The process begins amid our weaknesses. None of the first disciples came with perfect skill, moral purity, or complete confidence; they came with doubts, rough edges, and fears. Yet Jesus speaks into that condition: I will make you. God’s shaping work does not wait until we are ready; it begins with the raw material of our weakness, humility, and dependence. That truth frees us from pretending to be more than we are and invites us to trust Christ to equip and transform.
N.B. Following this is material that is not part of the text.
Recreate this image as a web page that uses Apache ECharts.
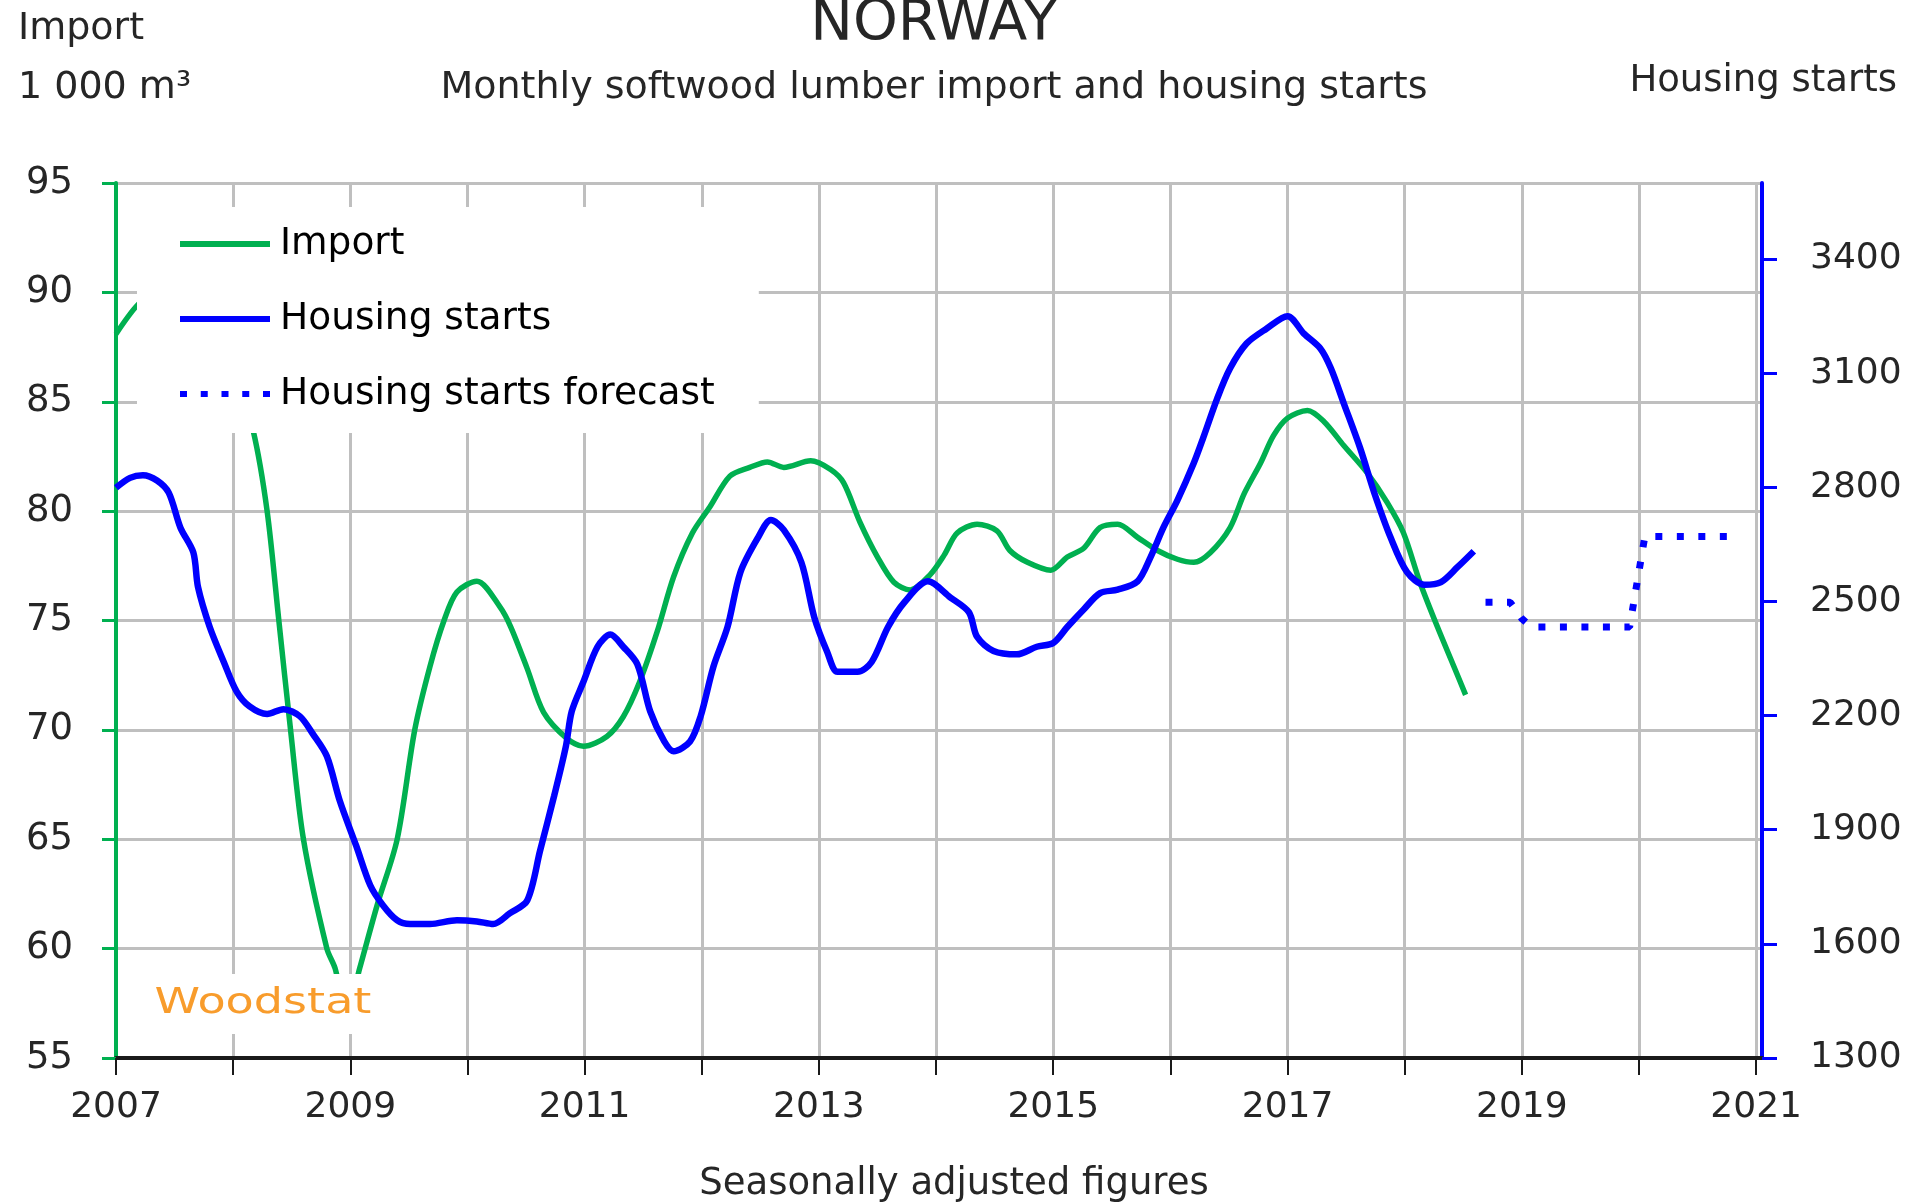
<!DOCTYPE html>
<html>
<head>
<meta charset="utf-8">
<title>Norway - softwood lumber import and housing starts</title>
<script src="https://cdn.jsdelivr.net/npm/echarts@6/dist/echarts.min.js"></script>
<style>
  html, body { margin: 0; padding: 0; background: #fff; }
  #chart { width: 1909px; height: 1202px; }
</style>
</head>
<body>
<div id="chart"></div>
<script>
// Import, 1 000 m3 (left axis)
const importYears = [
  2007.00, 2007.18, 2007.40, 2007.65, 2007.90, 2008.17, 2008.29, 2008.39, 2008.49, 2008.60,
  2008.80, 2008.87, 2008.97, 2009.08, 2009.23, 2009.40, 2009.55, 2009.68, 2009.80, 2009.91,
  2010.08, 2010.28, 2010.37, 2010.51, 2010.65, 2010.85, 2010.99, 2011.19, 2011.33, 2011.47,
  2011.62, 2011.76, 2011.92, 2012.07, 2012.24, 2012.41, 2012.56, 2012.70, 2012.93, 2013.10,
  2013.21, 2013.35, 2013.50, 2013.64, 2013.78, 2013.95, 2014.07, 2014.18, 2014.35, 2014.52,
  2014.63, 2014.78, 2014.98, 2015.12, 2015.26, 2015.40, 2015.55, 2015.72, 2015.89, 2016.06,
  2016.20, 2016.34, 2016.51, 2016.63, 2016.77, 2016.88, 2017.00, 2017.17, 2017.31, 2017.48,
  2017.68, 2017.85, 2017.99, 2018.13, 2018.28, 2018.42, 2018.52
];
const importValues = [
  88.1, 89.4, 90.4, 91.0, 89.0, 83.7, 80.0, 75.0, 70.0, 65.0,
  60.0, 59.1, 57.0, 59.1, 62.0, 65.0, 70.0, 72.9, 75.0, 76.3,
  76.8, 75.6, 74.7, 72.8, 70.8, 69.6, 69.25, 69.7, 70.6, 72.2,
  74.5, 77.0, 79.0, 80.2, 81.6, 82.0, 82.25, 82.0, 82.3, 81.9,
  81.3, 79.5, 77.9, 76.75, 76.4, 77.1, 78.0, 79.0, 79.4, 79.1,
  78.2, 77.66, 77.3, 77.9, 78.3, 79.25, 79.4, 78.8, 78.2, 77.8,
  77.66, 78.1, 79.25, 80.8, 82.2, 83.45, 84.25, 84.6, 84.1, 83.0,
  81.75, 80.4, 79.0, 76.75, 74.7, 72.9, 71.6
];

// Housing starts (right axis)
const startsYears = [
  2007.00, 2007.12, 2007.23, 2007.35, 2007.45, 2007.55, 2007.66, 2007.70, 2007.80, 2007.92,
  2008.03, 2008.14, 2008.29, 2008.43, 2008.57, 2008.68, 2008.80, 2008.91, 2009.05, 2009.17,
  2009.28, 2009.40, 2009.51, 2009.68, 2009.91, 2010.08, 2010.22, 2010.36, 2010.51, 2010.62,
  2010.74, 2010.84, 2010.89, 2010.99, 2011.11, 2011.22, 2011.33, 2011.45, 2011.56, 2011.68,
  2011.76, 2011.90, 2011.99, 2012.10, 2012.22, 2012.33, 2012.48, 2012.59, 2012.70, 2012.85,
  2012.96, 2013.07, 2013.16, 2013.33, 2013.45, 2013.59, 2013.73, 2013.93, 2014.12, 2014.28,
  2014.35, 2014.49, 2014.69, 2014.86, 2015.00, 2015.12, 2015.26, 2015.40, 2015.55, 2015.72,
  2015.83, 2015.94, 2016.06, 2016.20, 2016.28, 2016.40, 2016.51, 2016.65, 2016.82, 2017.00,
  2017.14, 2017.28, 2017.37, 2017.48, 2017.62, 2017.74, 2017.88, 2018.02, 2018.17, 2018.31,
  2018.45, 2018.59
];
const startsValues = [
  2799, 2825, 2832, 2818, 2786, 2694, 2629, 2538, 2433, 2341,
  2263, 2224, 2204, 2217, 2198, 2152, 2093, 1976, 1858, 1754,
  1701, 1662, 1652, 1652, 1662, 1659, 1652, 1680, 1714, 1845,
  1989, 2119, 2211, 2289, 2381, 2413, 2381, 2335, 2211, 2132,
  2106, 2132, 2198, 2329, 2433, 2577, 2668, 2714, 2688, 2603,
  2459, 2368, 2315, 2315, 2341, 2433, 2498, 2553, 2511, 2472,
  2407, 2370, 2361, 2381, 2391, 2433, 2479, 2522, 2531, 2553,
  2616, 2694, 2766, 2864, 2930, 3034, 3113, 3178, 3217, 3250,
  3204, 3165, 3113, 3021, 2903, 2786, 2668, 2577, 2544, 2551,
  2590, 2632
];

// Housing starts forecast
const forecastYears = [2018.69, 2018.90, 2019.00, 2019.08, 2019.92, 2020.05, 2020.85];
const forecastValues = [2498, 2498, 2455, 2433, 2433, 2671, 2671];

const yearTicks = [2007, 2008, 2009, 2010, 2011, 2012, 2013, 2014, 2015, 2016, 2017, 2018, 2019, 2020, 2021];
const yearLabels = [2007, 2009, 2011, 2013, 2015, 2017, 2019, 2021];
const startsTicks = [1300, 1600, 1900, 2200, 2500, 2800, 3100, 3400];

const FONT = 'DejaVu Sans';
const GREEN = '#00b050';
const BLUE = '#0000ff';
const GRID = '#bfbfbf';
const TEXT = '#262626';

// legend icons: a short bar and a row of square dots
const BAR_ICON = 'rect';
const DOT_ICON = 'path://M0,0h7v6h-7zM20.75,0h7v6h-7zM41.5,0h7v6h-7zM62.25,0h7v6h-7zM83,0h7v6h-7z';

const pairs = (xs, ys) => xs.map((x, i) => [x, ys[i]]);

const chart = echarts.init(document.getElementById('chart'));

const txt = (text, x, y, size, align) => ({
  type: 'text',
  x: x, y: y,
  z: 50,
  style: {
    text: text,
    font: size + 'px "' + FONT + '"',
    fill: TEXT,
    align: align, textAlign: align,
    verticalAlign: 'middle', textVerticalAlign: 'middle'
  }
});

const option = {
  animation: false,
  backgroundColor: '#fff',
  grid: { left: 116, right: 147, top: 183, bottom: 144, containLabel: false },
  legend: {
    orient: 'vertical',
    left: 137,
    top: 207,
    padding: [18, 44, 20, 43],
    itemWidth: 90,
    itemHeight: 6,
    itemGap: 37,
    backgroundColor: '#fff',
    z: 10,
    textStyle: { fontFamily: FONT, fontSize: 37.5, color: '#000', lineHeight: 37, padding: [0, 0, 0, 5] },
    data: [
      { name: 'Import', icon: BAR_ICON },
      { name: 'Housing starts', icon: BAR_ICON },
      { name: 'Housing starts forecast', icon: DOT_ICON }
    ]
  },
  xAxis: {
    type: 'value',
    min: 2007,
    max: 2021.05,
    interval: 1,
    axisLine: { onZero: false, lineStyle: { color: '#1a1a1a', width: 4 } },
    axisTick: { show: true, length: 17, customValues: yearTicks, lineStyle: { color: '#1a1a1a', width: 2 } },
    axisLabel: {
      customValues: yearLabels,
      margin: 32,
      fontFamily: FONT, fontSize: 36, color: TEXT,
      formatter: v => String(v)
    },
    splitLine: { show: true, lineStyle: { color: GRID, width: 3 } }
  },
  yAxis: [
    {
      type: 'value',
      min: 55, max: 95, interval: 5,
      axisLine: { show: true, lineStyle: { color: GREEN, width: 4 } },
      axisTick: { show: true, length: 14, lineStyle: { color: GREEN, width: 3 } },
      axisLabel: { margin: 43, fontFamily: FONT, fontSize: 37, color: TEXT },
      splitLine: { show: true, lineStyle: { color: GRID, width: 3 } }
    },
    {
      type: 'value',
      position: 'right',
      min: 1300, max: 3600, interval: 300,
      axisLine: { show: true, lineStyle: { color: BLUE, width: 4 } },
      axisTick: { show: true, length: 15, customValues: startsTicks, lineStyle: { color: BLUE, width: 3 } },
      axisLabel: {
        customValues: startsTicks,
        margin: 48,
        fontFamily: FONT, fontSize: 36, color: TEXT,
        formatter: v => String(v)
      },
      splitLine: { show: false }
    }
  ],
  series: [
    {
      name: 'Import',
      type: 'line',
      yAxisIndex: 0,
      data: pairs(importYears, importValues),
      symbol: 'none',
      smooth: 0.3,
      lineStyle: { color: GREEN, width: 5.5 },
      itemStyle: { color: GREEN }
    },
    {
      name: 'Housing starts',
      type: 'line',
      yAxisIndex: 1,
      data: pairs(startsYears, startsValues),
      symbol: 'none',
      smooth: 0.3,
      lineStyle: { color: BLUE, width: 6.5 },
      itemStyle: { color: BLUE }
    },
    {
      name: 'Housing starts forecast',
      type: 'line',
      yAxisIndex: 1,
      data: pairs(forecastYears, forecastValues),
      symbol: 'none',
      lineStyle: { color: BLUE, width: 7, type: [7, 14.5], cap: 'butt' },
      itemStyle: { color: BLUE }
    }
  ],
  graphic: [
    txt('NORWAY', 934, 25, 57, 'center'),
    txt('Monthly softwood lumber import and housing starts', 934, 88, 38, 'center'),
    txt('Import', 18, 29, 38, 'left'),
    txt('1 000 m³', 18, 88, 38, 'left'),
    txt('Housing starts', 1897, 81, 37, 'right'),
    txt('Seasonally adjusted figures', 954, 1184, 37, 'center'),
    {
      type: 'text',
      x: 263, y: 1004,
      scaleX: 1.28,
      z: 100,
      style: {
        text: 'Woodstat',
        font: '36px "' + FONT + '"',
        fill: '#f89c2c',
        align: 'center', textAlign: 'center',
        verticalAlign: 'middle', textVerticalAlign: 'middle',
        backgroundColor: '#fff',
        padding: [12, 8, 12, 8]
      }
    }
  ]
};

chart.setOption(option);
</script>
</body>
</html>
To follow him often means leaving everything that competes with his claim on our lives—comforts, securities, idols, and self-reliance. Practically this looks like daily surrendered choices: a willingness to let go when God calls, repentance when we cling, persistent prayer, and faithful obedience in ordinary moments. As we obey small steps of surrender, Jesus trains our character and our witness so that by his grace we become effective "fishers of men"—people whose lives draw others toward Christ because they are shaped by him.
Take heart: the call is to follow, not to perform. If you have decided to follow Jesus, the making has already begun even in your weakness. Keep turning toward him in trust, leave behind what hinders, and obey the next step he sets before you—he is faithful to complete the work he has started. Be encouraged: he will make you, and he goes with you every step of the way.